The demo has been a long time coming, and I'm glad to see that they've pulled it off. Congrats to Tiberius and the Lazarus Team!
Other Ultima remakes worth mentioning:
Ultima IV - The Dawn of Virtue, a recreation of Ultima IV using a custom engine, from the author of Nethack Falcon's Eye:
http://www.hut.fi/~jtpelto2/ultima4/
Exult, a fully-playable reimplementation of the Ultima 7 engine that runs on Windows, Linux, and a few other platforms (Slashdot had better know all about this by now):
http://exult.sourceforge.net/
The Ultima 6 project, which is developing their Dungeon Seige mod in cooperation with the Lazarus team:
http://www.planetdungeonsiege.com/archon/
That will do to go on, but there are plenty of other such projects out there. AFAIK, every Ultima game but Ultima VIII is getting the remake treatment by someone.
According to this page:
It sounds like EA's got their bases covered on the trademarks. Fortunately, since the project is pretty low-key, it would be really easy to just change the name(s) if it ever came up. I am glad that it got Richard Gariott's blessing, and I hope that it is able to keep all of the original Ultima names. I do think that the names, places, titles, etc add alot to an Ultima game (famaliarity, authenticity, etc) and it would be a shame to see EA put a halt to this.
-Turkey
What you say is not correct at all! Peroxide wasn't forced by EA. They decided to create a *commercial* game, and as a consequence changed their game from an Ultima remake to an original game. EA was not involved in this whole affair.
No false assumptions, please.
--
Hacki
Actually, EA stomped on Peroxide's "Ultima 1: A Legend is Reborn" 3D remake. At that point (early 2003) it was just about the only 3D remake with a demo out. There was much wailing and gnashing of teeth, but nobody could really do anything.
Actually, I'd say it's more like EA pressured Origin to release U9 despite it being unfinished, having already systematically dismantled Origin over the past prior years and killing several other series in the process.
The enmity between Richard Garriott and Trip Hawkins is nearly legendary, with at least one snipe at EA in an early Ultima (2? Maybe 3, but most likely 2) with a pirate character named Pirt Snikwah. I'd venture to say EA bought out Origin PURELY to dismantle them and remove them from the market.
Of course, by the time U9 was released, no further Origin projects were on the release list per-say, so Garriott managed to extricate himself from the burning wreckage of his company.

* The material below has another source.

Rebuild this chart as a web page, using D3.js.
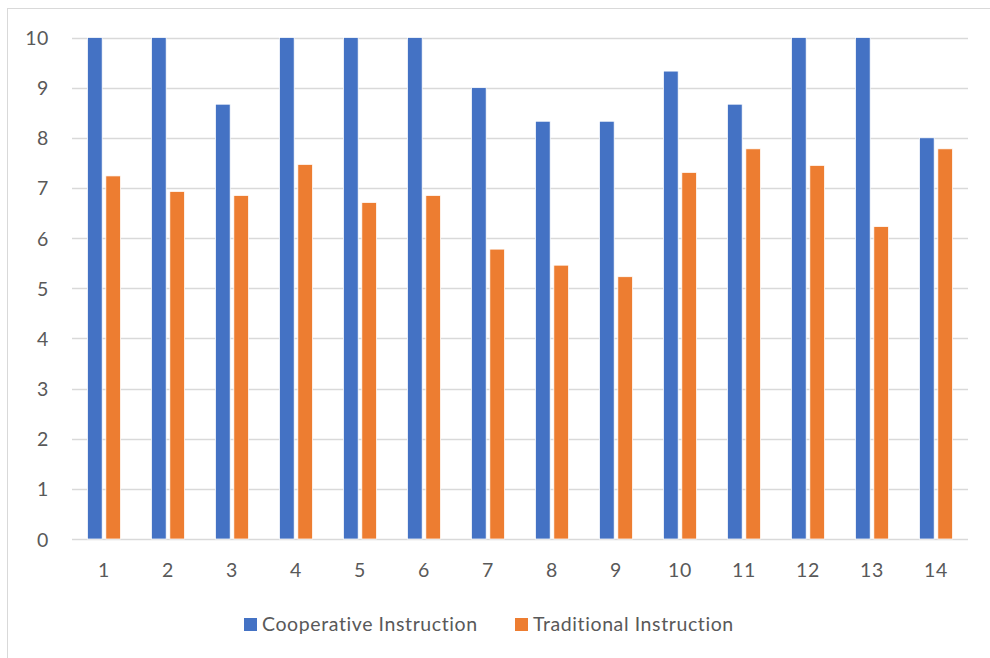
<!DOCTYPE html>
<html>
<head>
<meta charset="utf-8">
<script src="https://cdn.jsdelivr.net/npm/d3@7"></script>
<style>
  html, body { margin: 0; padding: 0; background: #fff; }
  svg { display: block; }
  text { font-family: Lato, "Open Sans", sans-serif; fill: #595959; }
</style>
</head>
<body>
<svg id="chart" width="990" height="658"></svg>
<script>
// Scores per item for the two teaching approaches
const categories = ["1","2","3","4","5","6","7","8","9","10","11","12","13","14"];
const seriesNames = ["Cooperative Instruction", "Traditional Instruction"];
const cooperative = [10, 10, 8.67, 10, 10, 10, 9, 8.33, 8.33, 9.33, 8.67, 10, 10, 8];
const traditional = [7.24, 6.93, 6.85, 7.47, 6.71, 6.85, 5.78, 5.46, 5.23, 7.31, 7.78, 7.45, 6.23, 7.78];
const yTicks = [0, 1, 2, 3, 4, 5, 6, 7, 8, 9, 10];
const colors = ["#4472C4", "#ED7D31"];

const rows = categories.map((c, i) => ({ cat: c, values: [cooperative[i], traditional[i]] }));

const svg = d3.select("#chart");
const W = 990, H = 658;
const plot = { left: 72, right: 968, top: 37.5, bottom: 539 };
const fontSize = 19.5;

// chart frame
svg.append("rect")
  .attr("x", 7.5).attr("y", 8.5)
  .attr("width", W + 10).attr("height", H + 10)
  .attr("fill", "none").attr("stroke", "#d9d9d9").attr("stroke-width", 1);

const y = d3.scaleLinear().domain([0, 10]).range([plot.bottom, plot.top]);

const x0 = d3.scaleBand()
  .domain(categories)
  .range([plot.left, plot.right])
  .paddingInner(0.484)
  .paddingOuter(0.242);

const x1 = d3.scaleBand()
  .domain(d3.range(seriesNames.length))
  .range([0, x0.bandwidth()])
  .paddingInner(0.2);

// horizontal gridlines
svg.append("g")
  .selectAll("line")
  .data(yTicks)
  .join("line")
  .attr("x1", plot.left).attr("x2", plot.right)
  .attr("y1", d => Math.round(y(d)) + 0.5).attr("y2", d => Math.round(y(d)) + 0.5)
  .attr("stroke", "#d9d9d9").attr("stroke-width", 1.3);

// y axis labels
const yAxis = d3.axisLeft(y).tickValues(yTicks).tickSize(0).tickPadding(0);
const gy = svg.append("g").attr("transform", "translate(49,0)").call(yAxis);
gy.select(".domain").remove();
gy.selectAll("text")
  .attr("font-size", fontSize)
  .attr("font-family", "Lato, 'Open Sans', sans-serif")
  .attr("fill", "#595959")
  .attr("letter-spacing", 0.6)
  .attr("dy", "0.36em");

// bars
const groups = svg.append("g")
  .selectAll("g")
  .data(rows)
  .join("g")
  .attr("transform", d => `translate(${x0(d.cat)},0)`);

groups.selectAll("rect")
  .data(d => d.values.map((v, i) => ({ v, i })))
  .join("rect")
  .attr("x", d => x1(d.i))
  .attr("width", x1.bandwidth())
  .attr("y", d => y(d.v))
  .attr("height", d => y(0) - y(d.v))
  .attr("fill", d => colors[d.i])
  .attr("stroke", "#fff")
  .attr("stroke-width", 0.75);

// x axis labels
const xAxis = d3.axisBottom(x0).tickSize(0).tickPadding(0);
const gx = svg.append("g").attr("transform", `translate(0,${plot.bottom})`).call(xAxis);
gx.select(".domain").remove();
gx.selectAll("text")
  .attr("font-size", fontSize)
  .attr("font-family", "Lato, 'Open Sans', sans-serif")
  .attr("fill", "#595959")
  .attr("letter-spacing", 0.6)
  .attr("y", 38)
  .attr("dy", null);

// legend
const legendX = [244, 515];
const legend = svg.append("g")
  .selectAll("g")
  .data(seriesNames)
  .join("g")
  .attr("transform", (d, i) => `translate(${legendX[i]},618)`);
legend.append("rect")
  .attr("width", 13).attr("height", 13)
  .attr("fill", (d, i) => colors[i]);
legend.append("text")
  .attr("x", 18).attr("y", 13)
  .attr("font-size", fontSize)
  .attr("letter-spacing", 0.6)
  .text(d => d);
</script>
</body>
</html>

Everyone is bagging on the original Dungeon Siege. While it wasn't the best game in the world, it did two interesting things that made me glad I'd picked it up. The "streaming world" technology was extremely well done; I'm really hoping that this will become the norm for ALL games - DEATH to load screens! If you're a developer and you want to know how they did it, Scott Bilas has tons of information on his site here: http://www.drizzle.com/~scottb/
Tho other thing I really liked was the character advancement system. Want to get good at something? Do that particular thing. No levelling, no "skill points", just practice.
While the plot and dialog were weak, these features, plus some interesting environments and enemies, made me glad I'd picked it up. And hopefully DS' weaknesses will be fixed in the sequel.